>> BEGIN
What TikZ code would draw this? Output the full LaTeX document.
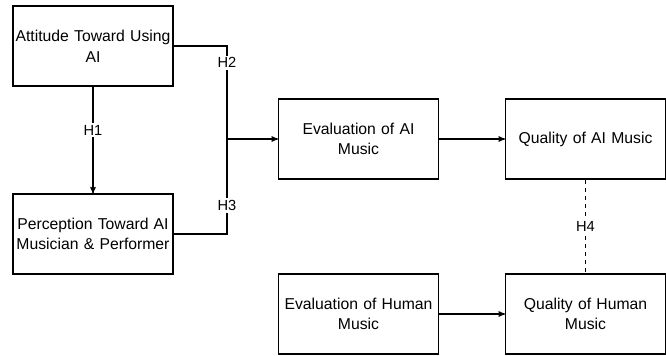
\documentclass[tikz,border=0pt]{standalone}
\usepackage{fontspec}
\setmainfont{Liberation Sans}
\usepackage{tikz}
\usetikzlibrary{arrows}

\begin{document}
\begin{tikzpicture}[x=0.75pt,y=-0.75pt,->,>=stealth',thick,
  main node/.style={rectangle,draw,fill=white,minimum width=120pt,minimum height=60pt,
    text width=120pt,align=center,inner sep=0pt,font=\fontsize{11.8}{15.5}\selectfont},
  hyp node/.style={fill=white,inner sep=1.5pt,font=\fontsize{11}{13}\selectfont}]
  \useasboundingbox (0,0) rectangle (666,356);
  \node[main node] (1) at (93,46)    {Attitude Toward Using\\AI};
  \node[main node] (2) at (93,234)   {Perception Toward AI\\Musician \& Performer};
  \node[main node] (3) at (358.5,139) {Evaluation of AI\\Music};
  \node[main node] (4) at (585.5,139) {Quality of AI Music};
  \node[main node] (5) at (358.5,314) {Evaluation of Human\\Music};
  \node[main node] (6) at (585.5,314) {Quality of Human\\Music};
  \coordinate (j) at (227,139);

  \draw (1) -- node[hyp node,pos=0.41] {H1} (2);
  \draw[-] (1.east) -| node[hyp node,pos=0.59] {H2} (j);
  \draw[-] (2.east) -| node[hyp node,pos=0.65] {H3} (j);
  \draw (j) -- (3);
  \draw (3) -- (4);
  \draw (5) -- (6);
  \draw[-,dashed,semithick] (4) -- node[hyp node] {H4} (6);
\end{tikzpicture}
\end{document}
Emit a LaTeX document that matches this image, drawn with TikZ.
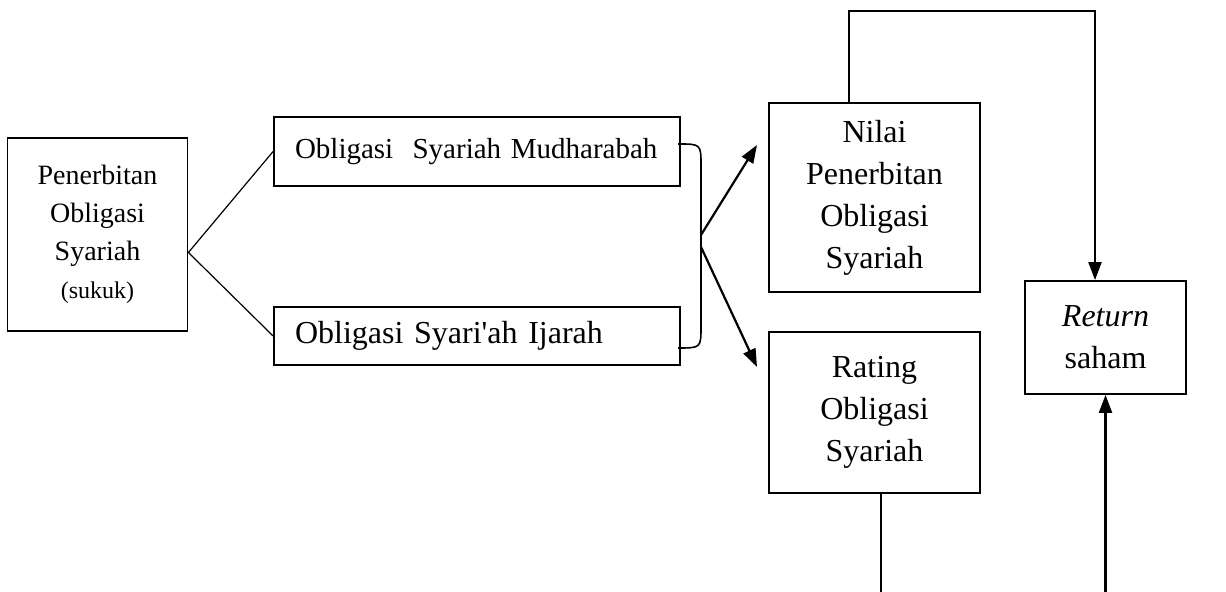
>> END
- _Task prompt_
From the entries, copy out each line containing the word "LaTeX".

- _Solved problem_
What TikZ code would draw this? Output the full LaTeX document.
Emit a LaTeX document that matches this image, drawn with TikZ.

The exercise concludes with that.